The case concerned the loss of a ship at sea.  The DC Merwestone was incapacitated at sea off the coast of Lithuania on the night of 28 / 29 January following the ingress of water into the ship’s engine.  The cause of the damage was the result of a number of factors including the negligence of the ship’s crew.  One of the vessel’s managers explained to their insurers when making their claim that the bilge alarm had sounded, but that the crew were unable to investigate because of the rolling of the ship.  This was a lie.  The reason for telling the lie was to try to strengthen the claim, to extract payment from the insurers and to take the focus off any defects in the vessel for which the owners might have been responsible.

At first instance, the judge found that the owner’s lie was a “fraudulent device”, thereby invalidating the claim.  The Court of Appeal agreed.  The case then came before the Supreme Court, where the appeal was decided in favour of the shipping company by a majority of 4:1.

Although it was clear on the facts that a lie had been told, the lie was not a fraudulent device where the insured gained nothing by telling the lie and the insurer loses nothing to meet its liability.  To avoid liability, the lie would have to be material.  A material collateral lie must go to the recoverability of the claim on the true facts; “the lie is dishonest but the claim is not”.

Lord Mance gave the dissenting opinion in the case, finding that a lie would be material if it gave significant improvement to the insured’s prospects at the time of the lie. 

Previously lies such as these could have resulted in a claim being invalidated and avoided payment being made to the insured.  This decision, together with the imminent reforms of the Insurance Act 2015 changing the duty of disclosure to a duty of fair presentation, may mean that insurers are forced to examine carefully all statements made by their insured both when entering into a policy and when it comes to assessing any claim.
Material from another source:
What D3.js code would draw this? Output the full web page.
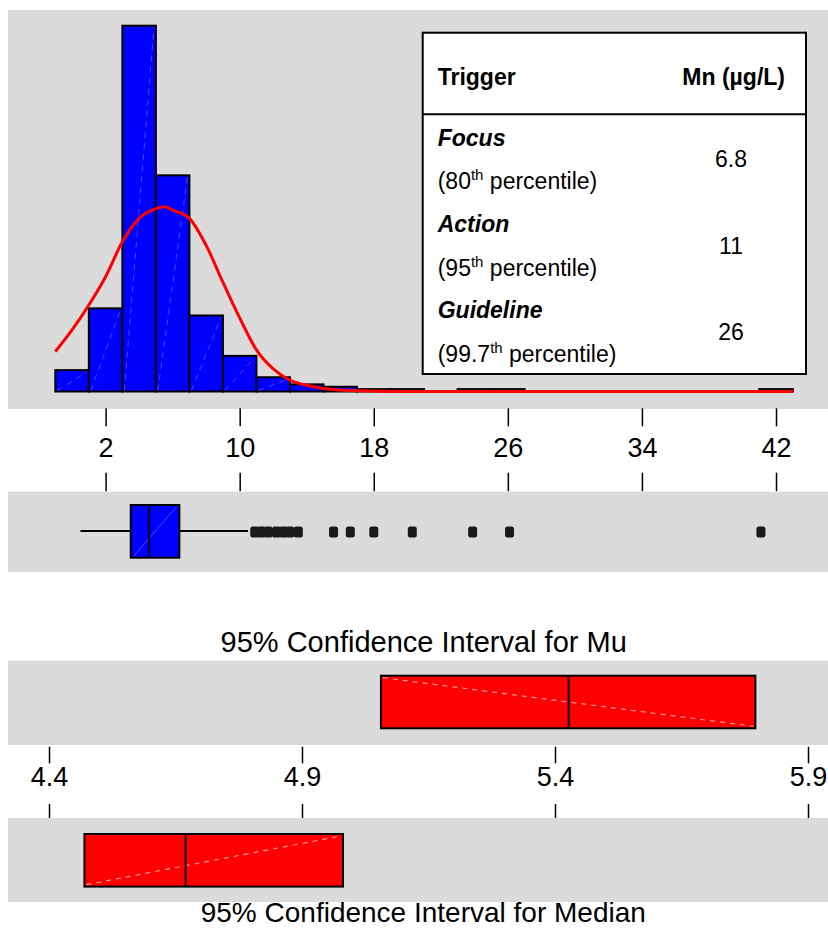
<!DOCTYPE html>
<html>
<head>
<meta charset="utf-8">
<script src="https://cdn.jsdelivr.net/npm/d3@7"></script>
<style>
  body { margin: 0; background: #fff; }
  svg { display: block; font-family: "Liberation Sans", Arial, sans-serif; }
</style>
</head>
<body>
<svg id="chart" width="828" height="929"></svg>
<script>
// histogram (bins of width 2, centred on even values)
const binMids = [0, 2, 4, 6, 8, 10, 12, 14, 16, 18, 20, 22, 24, 26, 42];
const binCounts = [9, 35, 154, 91, 32, 15, 6, 3, 2, 1, 1, 0, 1, 1, 1];
const binWidth = 2;

// fitted normal curve (counts per bin)
const fitX = [-1, 0, 1, 2, 3, 4, 5, 5.5, 6, 7, 8, 9, 10, 11, 12, 13, 14, 15, 17, 20, 25, 30, 35, 43];
const fitY = [16.8, 25.9, 36.4, 48.3, 63, 72.9, 77, 77.8, 76.4, 72.9, 61.5, 46, 31, 17.5, 9.5, 4.8, 2.6, 1.3, 0.3, 0.05, 0, 0, 0, 0];

const axisTicks = [2, 10, 18, 26, 34, 42];

// boxplot
const boxWhiskers = [0.5, 10.5];
const boxQuartiles = [3.5, 4.6, 6.4];
const outliers = [10.9, 11.3, 11.7, 12.2, 12.6, 13.0, 13.5, 15.6, 16.6, 18.0, 20.3, 23.9, 26.1, 41.1];

// confidence intervals [low, centre, high]
const ciMu = [5.056, 5.427, 5.796];
const ciMedian = [4.47, 4.67, 4.981];
const ciTicks = [4.4, 4.9, 5.4, 5.9];

// trigger table
const triggerNames = ["Focus", "Action", "Guideline"];
const triggerPct = ["80", "95", "99.7"];
const triggerMn = ["6.8", "11", "26"];

const svg = d3.select("#chart");
const grey = "#dbdbdb";

var x = d3.scaleLinear().domain([2, 42]).range([105.6, 776]);
var y = d3.scaleLinear().domain([0, 154]).range([391.5, 25.7]);
var xc = d3.scaleLinear().domain([4.4, 5.9]).range([49, 808]);

// panels
[[10, 409], [491.7, 572], [660.5, 745], [818, 902]].forEach(function (p) {
  svg.append("rect")
    .attr("x", 8).attr("y", p[0])
    .attr("width", 820).attr("height", p[1] - p[0])
    .attr("fill", grey);
});

// histogram bars
var bars = binMids.map((m, i) => ({ mid: m, count: binCounts[i] })).filter(d => d.count > 0);
svg.selectAll("rect.bar")
  .data(bars)
  .enter()
  .append("rect")
  .attr("class", "bar")
  .attr("x", d => x(d.mid - binWidth / 2))
  .attr("width", d => x(d.mid + binWidth / 2) - x(d.mid - binWidth / 2))
  .attr("y", d => y(d.count))
  .attr("height", d => y(0) - y(d.count))
  .attr("fill", "#0000ff")
  .attr("stroke", "#000")
  .attr("stroke-width", 2);

// faint diagonal hatch in the bars
svg.selectAll("line.hatch")
  .data(bars.filter(d => d.count > 4))
  .enter()
  .append("line")
  .attr("x1", d => x(d.mid - binWidth / 2) + 2)
  .attr("y1", y(0) - 1)
  .attr("x2", d => x(d.mid + binWidth / 2) - 2)
  .attr("y2", d => y(d.count) + 2)
  .attr("stroke", "#7f7fff")
  .attr("stroke-width", 1)
  .attr("stroke-dasharray", "6,5")
  .attr("opacity", 0.55);

// normal fit
var fit = fitX.map((v, i) => ({ v: v, c: fitY[i] }));
svg.append("path")
  .datum(fit)
  .attr("fill", "none")
  .attr("stroke", "#ff0000")
  .attr("stroke-width", 3)
  .attr("d", d3.line().x(d => x(d.v)).y(d => y(d.c)).curve(d3.curveMonotoneX));

// table
var tbl = svg.append("g");
tbl.append("rect")
  .attr("x", 422.7).attr("y", 32.7)
  .attr("width", 383.3).attr("height", 341.3)
  .attr("fill", "#fff").attr("stroke", "#000").attr("stroke-width", 2);
tbl.append("line")
  .attr("x1", 422.7).attr("x2", 806)
  .attr("y1", 114.3).attr("y2", 114.3)
  .attr("stroke", "#000").attr("stroke-width", 2);
tbl.append("text").attr("x", 437.7).attr("y", 85)
  .style("font-size", "23px").style("font-weight", "bold").text("Trigger");
tbl.append("text").attr("x", 785).attr("y", 85).attr("text-anchor", "end")
  .style("font-size", "23px").style("font-weight", "bold").text("Mn (µg/L)");

triggerNames.forEach(function (name, i) {
  var top = 145.7 + i * 86.3;
  tbl.append("text").attr("x", 437.7).attr("y", top)
    .style("font-size", "23px").style("font-weight", "bold").style("font-style", "italic")
    .text(name);
  var t = tbl.append("text").attr("x", 437.7).attr("y", top + 43.6).style("font-size", "23px");
  t.append("tspan").text("(" + triggerPct[i]);
  t.append("tspan").attr("dy", -9).style("font-size", "15px").text("th");
  t.append("tspan").attr("dy", 9).text(" percentile)");
  tbl.append("text").attr("x", 731).attr("y", top + 21.5).attr("text-anchor", "middle")
    .style("font-size", "23px").text(triggerMn[i]);
});

// main axis: ticks above and below the labels
function styleAxis(g) {
  g.select(".domain").remove();
  g.selectAll(".tick line").attr("stroke", "#000").attr("stroke-width", 1.5);
  g.selectAll(".tick text").attr("fill", "#000").style("font-size", "27px")
    .style("font-family", "'Liberation Sans', Arial, sans-serif");
}
svg.append("g")
  .attr("transform", "translate(0,408.3)")
  .call(d3.axisBottom(x).tickValues(axisTicks).tickSize(18).tickPadding(12))
  .call(styleAxis);
svg.append("g")
  .attr("transform", "translate(0,472.7)")
  .call(d3.axisBottom(x).tickValues(axisTicks).tickSize(18.5).tickFormat(""))
  .call(styleAxis);

// boxplot
var by = 531, bh = 52.7;
svg.append("line")
  .attr("x1", x(boxWhiskers[0])).attr("x2", x(boxQuartiles[0]))
  .attr("y1", by).attr("y2", by)
  .attr("stroke", "#000").attr("stroke-width", 2);
svg.append("line")
  .attr("x1", x(boxQuartiles[2])).attr("x2", x(boxWhiskers[1]))
  .attr("y1", by).attr("y2", by)
  .attr("stroke", "#000").attr("stroke-width", 2);
svg.append("rect")
  .attr("x", x(boxQuartiles[0])).attr("y", by - 26)
  .attr("width", x(boxQuartiles[2]) - x(boxQuartiles[0])).attr("height", bh)
  .attr("fill", "#0000ff").attr("stroke", "#000").attr("stroke-width", 2);
svg.append("line")
  .attr("x1", x(boxQuartiles[0]) + 3).attr("y1", by + 25)
  .attr("x2", x(boxQuartiles[2]) - 3).attr("y2", by - 24)
  .attr("stroke", "#7f7fff").attr("stroke-width", 1).attr("opacity", 0.6);
svg.append("line")
  .attr("x1", x(boxQuartiles[1])).attr("x2", x(boxQuartiles[1]))
  .attr("y1", by - 26).attr("y2", by + bh - 26)
  .attr("stroke", "#000").attr("stroke-width", 2);
svg.selectAll("rect.outlier")
  .data(outliers)
  .enter()
  .append("rect")
  .attr("class", "outlier")
  .attr("x", d => x(d) - 4.5)
  .attr("y", by - 4.5)
  .attr("width", 9).attr("height", 11)
  .attr("rx", 2.5)
  .attr("fill", "#1a1a1a");

// confidence intervals
function ciBox(ci, top, down) {
  var h = 52.6;
  svg.append("rect")
    .attr("x", xc(ci[0])).attr("y", top)
    .attr("width", xc(ci[2]) - xc(ci[0])).attr("height", h)
    .attr("fill", "#ff0000").attr("stroke", "#000").attr("stroke-width", 2);
  svg.append("line")
    .attr("x1", xc(ci[0]) + 2).attr("y1", down ? top + 2 : top + h - 2)
    .attr("x2", xc(ci[2]) - 2).attr("y2", down ? top + h - 2 : top + 2)
    .attr("stroke", "#ff9a9a").attr("stroke-width", 1.2).attr("stroke-dasharray", "5,5");
  svg.append("line")
    .attr("x1", xc(ci[1])).attr("x2", xc(ci[1]))
    .attr("y1", top).attr("y2", top + h)
    .attr("stroke", "#000").attr("stroke-width", 2);
}
ciBox(ciMu, 675.7, true);
ciBox(ciMedian, 834, false);

svg.append("g")
  .attr("transform", "translate(0,746.7)")
  .call(d3.axisBottom(xc).tickValues(ciTicks).tickSize(16.6).tickPadding(3.5).tickFormat(d3.format(".1f")))
  .call(styleAxis);
svg.append("g")
  .attr("transform", "translate(0,804)")
  .call(d3.axisBottom(xc).tickValues(ciTicks).tickSize(14).tickFormat(""))
  .call(styleAxis);

svg.append("text")
  .attr("x", 423.7).attr("y", 651.7).attr("text-anchor", "middle")
  .style("font-size", "29px").text("95% Confidence Interval for Mu");
svg.append("text")
  .attr("x", 423.3).attr("y", 921.5).attr("text-anchor", "middle")
  .style("font-size", "28px").text("95% Confidence Interval for Median");
</script>
</body>
</html>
The matter in this publication is based on our current understanding of the law.  The information provides only an overview of the law in force at the date hereof and has been produced for general information purposes only. Professional advice should always be sought before taking any action in reliance of the information. Accordingly, Davidson Chalmers LLP does not take any responsibility for losses incurred by any person through acting or failing to act on the basis of anything contained in this publication.